CU Around the World – Keeley Locke (’10)

 I decided to go to Africa to volunteer shortly after graduating from CU in May 2010. I had decided to take a gap year before graduate school to determine what I wanted to do next with my life. Africa seemed to be the perfect place to strip away the extraneous and find “the” path. So, I signed up to volunteer with Cross Cultural Solutions, an international organization, for four weeks in Moshi, Kilimanjaro, Tanzania.

When you arrive in Tanzania, it doesn’t take long for you to realize that the way you look at life and the world is about to change drastically.

I was placed at the Eliroi School teaching 28 children ages 3-7. Our school was, in actuality, a store shed converted into a very small and tight two-room schoolhouse.

I spent my days with them teaching math, English, and writing. We also spent a good part of the day singing and dancing in the front yard of the school.

To say that resources are scarce is a HUGE understatement. The kids sharpen their pencils with straight razors (I brought in pencil sharpeners on day two). There are few books, and when I would take one from my bag they would “ooo” and “ahhh” with excitement.

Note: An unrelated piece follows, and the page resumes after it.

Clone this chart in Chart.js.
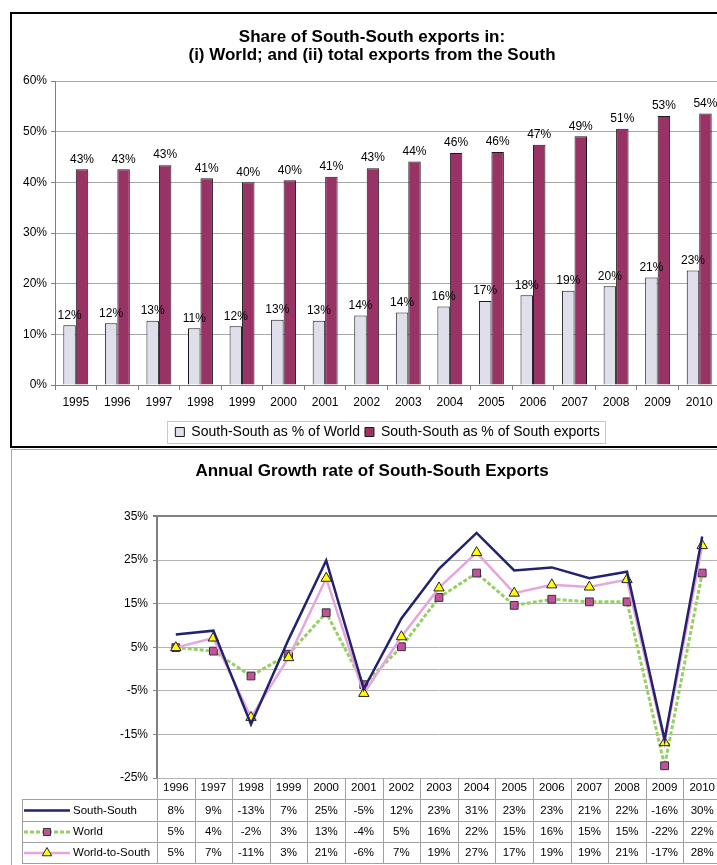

The children of this country are incredible! They crave education the way our children crave PlayStations. But, for lack of trained teachers and resources, education continues to struggle in this country. It is one of its major issues. Education is the only thing that will set them free, that will make it possible for them to make a better life for themselves and their families, yet the education that they need and seek is almost non-existent. But still there is hope.

The spirit of the East African people is strong and unwavering. They have extremely little but are the happiest people I have ever known. Our idea of hardship is nothing compared to theirs and still they spread positivity, understanding, and hope. It is the most humbling of experiences.

Not a day goes by that I don’t miss my Eliroi kids or worry about them. I know now more than ever that they had far more of an impact on my life then I could have ever had on theirs. I am a better person because them.

They say that once you’ve spent time in Africa that it becomes a part of you. Tanzania, its people, and its culture have seeped into my very soul, and I will carry this experience with me for the rest of my life. It is, after all, what led me to my path.

I recently moved to Scotland to start my Masters in Human Rights this fall. For the next year, I will be soaking up the knowledge needed to go back to Africa and be of real help.